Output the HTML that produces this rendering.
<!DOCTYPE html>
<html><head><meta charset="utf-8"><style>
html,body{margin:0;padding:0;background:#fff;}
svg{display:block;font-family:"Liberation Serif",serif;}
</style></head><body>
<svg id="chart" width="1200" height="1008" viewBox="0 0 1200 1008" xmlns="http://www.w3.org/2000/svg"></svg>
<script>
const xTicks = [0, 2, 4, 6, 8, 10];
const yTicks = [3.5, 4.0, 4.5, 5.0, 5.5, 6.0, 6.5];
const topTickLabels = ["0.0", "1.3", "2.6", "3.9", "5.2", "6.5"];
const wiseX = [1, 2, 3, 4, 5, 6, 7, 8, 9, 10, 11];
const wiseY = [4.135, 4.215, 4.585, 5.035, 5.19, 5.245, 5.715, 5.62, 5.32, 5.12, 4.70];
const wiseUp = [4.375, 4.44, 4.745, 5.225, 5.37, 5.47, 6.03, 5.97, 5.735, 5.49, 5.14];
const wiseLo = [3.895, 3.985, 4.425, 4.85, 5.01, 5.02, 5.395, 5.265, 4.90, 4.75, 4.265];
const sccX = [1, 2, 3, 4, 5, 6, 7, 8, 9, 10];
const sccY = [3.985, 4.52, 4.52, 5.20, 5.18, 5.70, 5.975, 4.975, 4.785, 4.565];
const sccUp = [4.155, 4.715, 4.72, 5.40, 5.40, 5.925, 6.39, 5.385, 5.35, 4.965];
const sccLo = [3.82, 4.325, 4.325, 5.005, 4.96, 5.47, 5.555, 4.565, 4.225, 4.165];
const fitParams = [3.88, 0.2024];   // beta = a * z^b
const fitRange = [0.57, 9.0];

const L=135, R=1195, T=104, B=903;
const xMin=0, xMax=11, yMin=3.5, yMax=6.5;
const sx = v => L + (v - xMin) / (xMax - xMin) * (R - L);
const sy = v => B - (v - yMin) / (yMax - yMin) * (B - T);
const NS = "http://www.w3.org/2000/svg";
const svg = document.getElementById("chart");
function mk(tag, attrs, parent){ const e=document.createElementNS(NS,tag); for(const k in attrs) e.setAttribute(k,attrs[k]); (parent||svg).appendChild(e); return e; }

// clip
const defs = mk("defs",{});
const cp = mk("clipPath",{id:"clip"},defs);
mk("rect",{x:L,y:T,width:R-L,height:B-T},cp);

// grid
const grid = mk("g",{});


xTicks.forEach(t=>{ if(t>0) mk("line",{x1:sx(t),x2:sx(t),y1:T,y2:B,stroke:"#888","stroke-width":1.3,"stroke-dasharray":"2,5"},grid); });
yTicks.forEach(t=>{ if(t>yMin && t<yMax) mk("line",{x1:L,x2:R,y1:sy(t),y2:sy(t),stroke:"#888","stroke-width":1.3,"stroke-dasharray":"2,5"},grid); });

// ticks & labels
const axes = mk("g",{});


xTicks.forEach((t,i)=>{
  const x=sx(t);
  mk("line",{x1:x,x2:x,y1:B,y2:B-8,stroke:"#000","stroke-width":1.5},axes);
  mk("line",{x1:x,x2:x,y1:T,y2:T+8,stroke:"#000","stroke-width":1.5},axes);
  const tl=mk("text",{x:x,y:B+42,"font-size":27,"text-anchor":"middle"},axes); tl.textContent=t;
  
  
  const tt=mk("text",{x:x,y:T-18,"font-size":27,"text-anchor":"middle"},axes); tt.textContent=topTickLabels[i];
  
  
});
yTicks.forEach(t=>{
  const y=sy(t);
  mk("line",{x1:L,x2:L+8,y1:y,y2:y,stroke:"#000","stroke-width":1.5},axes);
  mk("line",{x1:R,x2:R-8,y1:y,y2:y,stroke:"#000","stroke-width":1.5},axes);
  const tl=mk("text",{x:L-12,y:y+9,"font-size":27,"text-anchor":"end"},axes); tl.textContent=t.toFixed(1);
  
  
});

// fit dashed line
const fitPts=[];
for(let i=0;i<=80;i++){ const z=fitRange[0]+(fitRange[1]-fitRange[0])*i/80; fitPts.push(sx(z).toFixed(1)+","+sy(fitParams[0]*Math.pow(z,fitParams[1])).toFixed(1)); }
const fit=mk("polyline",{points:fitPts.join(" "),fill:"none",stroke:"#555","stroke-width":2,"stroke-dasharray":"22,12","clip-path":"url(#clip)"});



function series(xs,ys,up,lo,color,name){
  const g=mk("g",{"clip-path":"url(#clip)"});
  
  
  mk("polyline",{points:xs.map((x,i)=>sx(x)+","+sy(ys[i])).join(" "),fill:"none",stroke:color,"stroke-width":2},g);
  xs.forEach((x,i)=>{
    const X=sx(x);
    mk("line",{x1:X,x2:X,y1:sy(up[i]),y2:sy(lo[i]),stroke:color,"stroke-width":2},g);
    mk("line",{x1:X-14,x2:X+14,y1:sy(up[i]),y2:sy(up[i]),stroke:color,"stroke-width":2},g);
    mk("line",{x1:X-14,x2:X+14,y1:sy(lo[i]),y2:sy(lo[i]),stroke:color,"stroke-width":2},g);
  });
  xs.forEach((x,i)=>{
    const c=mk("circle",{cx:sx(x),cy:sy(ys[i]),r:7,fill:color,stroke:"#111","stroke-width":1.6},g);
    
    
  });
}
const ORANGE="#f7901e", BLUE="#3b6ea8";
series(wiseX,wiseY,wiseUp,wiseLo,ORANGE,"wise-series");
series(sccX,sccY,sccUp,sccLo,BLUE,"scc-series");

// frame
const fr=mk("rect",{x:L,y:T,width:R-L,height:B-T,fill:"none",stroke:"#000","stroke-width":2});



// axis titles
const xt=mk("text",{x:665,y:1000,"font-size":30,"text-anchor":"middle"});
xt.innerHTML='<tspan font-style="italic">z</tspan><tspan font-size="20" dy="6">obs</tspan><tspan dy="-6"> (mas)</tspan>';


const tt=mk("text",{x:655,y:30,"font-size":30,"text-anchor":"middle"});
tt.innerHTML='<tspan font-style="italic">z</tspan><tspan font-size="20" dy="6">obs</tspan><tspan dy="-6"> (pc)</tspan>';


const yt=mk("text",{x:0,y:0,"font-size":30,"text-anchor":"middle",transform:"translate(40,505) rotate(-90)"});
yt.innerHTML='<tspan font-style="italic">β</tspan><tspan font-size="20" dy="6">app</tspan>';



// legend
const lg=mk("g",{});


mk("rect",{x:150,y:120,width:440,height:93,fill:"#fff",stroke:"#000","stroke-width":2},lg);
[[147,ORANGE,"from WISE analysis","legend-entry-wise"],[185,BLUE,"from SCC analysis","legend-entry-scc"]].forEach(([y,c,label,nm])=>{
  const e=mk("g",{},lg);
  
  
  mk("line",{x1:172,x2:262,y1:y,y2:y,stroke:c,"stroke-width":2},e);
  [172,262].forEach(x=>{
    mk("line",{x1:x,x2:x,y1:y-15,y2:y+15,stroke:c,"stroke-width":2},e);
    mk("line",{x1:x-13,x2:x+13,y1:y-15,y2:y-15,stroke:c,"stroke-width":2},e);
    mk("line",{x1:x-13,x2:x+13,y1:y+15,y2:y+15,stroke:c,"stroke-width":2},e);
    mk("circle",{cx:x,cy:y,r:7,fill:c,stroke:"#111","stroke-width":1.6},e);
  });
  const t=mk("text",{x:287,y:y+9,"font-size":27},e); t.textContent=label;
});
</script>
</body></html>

========================================================================

TASK DIRECTIONS → Extract all of the data above without altering anything.

RESPONSE FOR THIS EXERCISE →
Output the HTML that produces this rendering.
<!DOCTYPE html>
<html><head><meta charset="utf-8"><style>
html,body{margin:0;padding:0;background:#fff;}
svg{display:block;font-family:"Liberation Serif",serif;}
</style></head><body>
<svg id="chart" width="1200" height="1008" viewBox="0 0 1200 1008" xmlns="http://www.w3.org/2000/svg"></svg>
<script>
const xTicks = [0, 2, 4, 6, 8, 10];
const yTicks = [3.5, 4.0, 4.5, 5.0, 5.5, 6.0, 6.5];
const topTickLabels = ["0.0", "1.3", "2.6", "3.9", "5.2", "6.5"];
const wiseX = [1, 2, 3, 4, 5, 6, 7, 8, 9, 10, 11];
const wiseY = [4.135, 4.215, 4.585, 5.035, 5.19, 5.245, 5.715, 5.62, 5.32, 5.12, 4.70];
const wiseUp = [4.375, 4.44, 4.745, 5.225, 5.37, 5.47, 6.03, 5.97, 5.735, 5.49, 5.14];
const wiseLo = [3.895, 3.985, 4.425, 4.85, 5.01, 5.02, 5.395, 5.265, 4.90, 4.75, 4.265];
const sccX = [1, 2, 3, 4, 5, 6, 7, 8, 9, 10];
const sccY = [3.985, 4.52, 4.52, 5.20, 5.18, 5.70, 5.975, 4.975, 4.785, 4.565];
const sccUp = [4.155, 4.715, 4.72, 5.40, 5.40, 5.925, 6.39, 5.385, 5.35, 4.965];
const sccLo = [3.82, 4.325, 4.325, 5.005, 4.96, 5.47, 5.555, 4.565, 4.225, 4.165];
const fitParams = [3.88, 0.2024];   // beta = a * z^b
const fitRange = [0.57, 9.0];

const L=135, R=1195, T=104, B=903;
const xMin=0, xMax=11, yMin=3.5, yMax=6.5;
const sx = v => L + (v - xMin) / (xMax - xMin) * (R - L);
const sy = v => B - (v - yMin) / (yMax - yMin) * (B - T);
const NS = "http://www.w3.org/2000/svg";
const svg = document.getElementById("chart");
function mk(tag, attrs, parent){ const e=document.createElementNS(NS,tag); for(const k in attrs) e.setAttribute(k,attrs[k]); (parent||svg).appendChild(e); return e; }

// clip
const defs = mk("defs",{});
const cp = mk("clipPath",{id:"clip"},defs);
mk("rect",{x:L,y:T,width:R-L,height:B-T},cp);

// grid
const grid = mk("g",{});


xTicks.forEach(t=>{ if(t>0) mk("line",{x1:sx(t),x2:sx(t),y1:T,y2:B,stroke:"#888","stroke-width":1.3,"stroke-dasharray":"2,5"},grid); });
yTicks.forEach(t=>{ if(t>yMin && t<yMax) mk("line",{x1:L,x2:R,y1:sy(t),y2:sy(t),stroke:"#888","stroke-width":1.3,"stroke-dasharray":"2,5"},grid); });

// ticks & labels
const axes = mk("g",{});


xTicks.forEach((t,i)=>{
  const x=sx(t);
  mk("line",{x1:x,x2:x,y1:B,y2:B-8,stroke:"#000","stroke-width":1.5},axes);
  mk("line",{x1:x,x2:x,y1:T,y2:T+8,stroke:"#000","stroke-width":1.5},axes);
  const tl=mk("text",{x:x,y:B+42,"font-size":27,"text-anchor":"middle"},axes); tl.textContent=t;
  
  
  const tt=mk("text",{x:x,y:T-18,"font-size":27,"text-anchor":"middle"},axes); tt.textContent=topTickLabels[i];
  
  
});
yTicks.forEach(t=>{
  const y=sy(t);
  mk("line",{x1:L,x2:L+8,y1:y,y2:y,stroke:"#000","stroke-width":1.5},axes);
  mk("line",{x1:R,x2:R-8,y1:y,y2:y,stroke:"#000","stroke-width":1.5},axes);
  const tl=mk("text",{x:L-12,y:y+9,"font-size":27,"text-anchor":"end"},axes); tl.textContent=t.toFixed(1);
  
  
});

// fit dashed line
const fitPts=[];
for(let i=0;i<=80;i++){ const z=fitRange[0]+(fitRange[1]-fitRange[0])*i/80; fitPts.push(sx(z).toFixed(1)+","+sy(fitParams[0]*Math.pow(z,fitParams[1])).toFixed(1)); }
const fit=mk("polyline",{points:fitPts.join(" "),fill:"none",stroke:"#555","stroke-width":2,"stroke-dasharray":"22,12","clip-path":"url(#clip)"});



function series(xs,ys,up,lo,color,name){
  const g=mk("g",{"clip-path":"url(#clip)"});
  
  
  mk("polyline",{points:xs.map((x,i)=>sx(x)+","+sy(ys[i])).join(" "),fill:"none",stroke:color,"stroke-width":2},g);
  xs.forEach((x,i)=>{
    const X=sx(x);
    mk("line",{x1:X,x2:X,y1:sy(up[i]),y2:sy(lo[i]),stroke:color,"stroke-width":2},g);
    mk("line",{x1:X-14,x2:X+14,y1:sy(up[i]),y2:sy(up[i]),stroke:color,"stroke-width":2},g);
    mk("line",{x1:X-14,x2:X+14,y1:sy(lo[i]),y2:sy(lo[i]),stroke:color,"stroke-width":2},g);
  });
  xs.forEach((x,i)=>{
    const c=mk("circle",{cx:sx(x),cy:sy(ys[i]),r:7,fill:color,stroke:"#111","stroke-width":1.6},g);
    
    
  });
}
const ORANGE="#f7901e", BLUE="#3b6ea8";
series(wiseX,wiseY,wiseUp,wiseLo,ORANGE,"wise-series");
series(sccX,sccY,sccUp,sccLo,BLUE,"scc-series");

// frame
const fr=mk("rect",{x:L,y:T,width:R-L,height:B-T,fill:"none",stroke:"#000","stroke-width":2});



// axis titles
const xt=mk("text",{x:665,y:1000,"font-size":30,"text-anchor":"middle"});
xt.innerHTML='<tspan font-style="italic">z</tspan><tspan font-size="20" dy="6">obs</tspan><tspan dy="-6"> (mas)</tspan>';


const tt=mk("text",{x:655,y:30,"font-size":30,"text-anchor":"middle"});
tt.innerHTML='<tspan font-style="italic">z</tspan><tspan font-size="20" dy="6">obs</tspan><tspan dy="-6"> (pc)</tspan>';


const yt=mk("text",{x:0,y:0,"font-size":30,"text-anchor":"middle",transform:"translate(40,505) rotate(-90)"});
yt.innerHTML='<tspan font-style="italic">β</tspan><tspan font-size="20" dy="6">app</tspan>';



// legend
const lg=mk("g",{});


mk("rect",{x:150,y:120,width:440,height:93,fill:"#fff",stroke:"#000","stroke-width":2},lg);
[[147,ORANGE,"from WISE analysis","legend-entry-wise"],[185,BLUE,"from SCC analysis","legend-entry-scc"]].forEach(([y,c,label,nm])=>{
  const e=mk("g",{},lg);
  
  
  mk("line",{x1:172,x2:262,y1:y,y2:y,stroke:c,"stroke-width":2},e);
  [172,262].forEach(x=>{
    mk("line",{x1:x,x2:x,y1:y-15,y2:y+15,stroke:c,"stroke-width":2},e);
    mk("line",{x1:x-13,x2:x+13,y1:y-15,y2:y-15,stroke:c,"stroke-width":2},e);
    mk("line",{x1:x-13,x2:x+13,y1:y+15,y2:y+15,stroke:c,"stroke-width":2},e);
    mk("circle",{cx:x,cy:y,r:7,fill:c,stroke:"#111","stroke-width":1.6},e);
  });
  const t=mk("text",{x:287,y:y+9,"font-size":27},e); t.textContent=label;
});
</script>
</body></html>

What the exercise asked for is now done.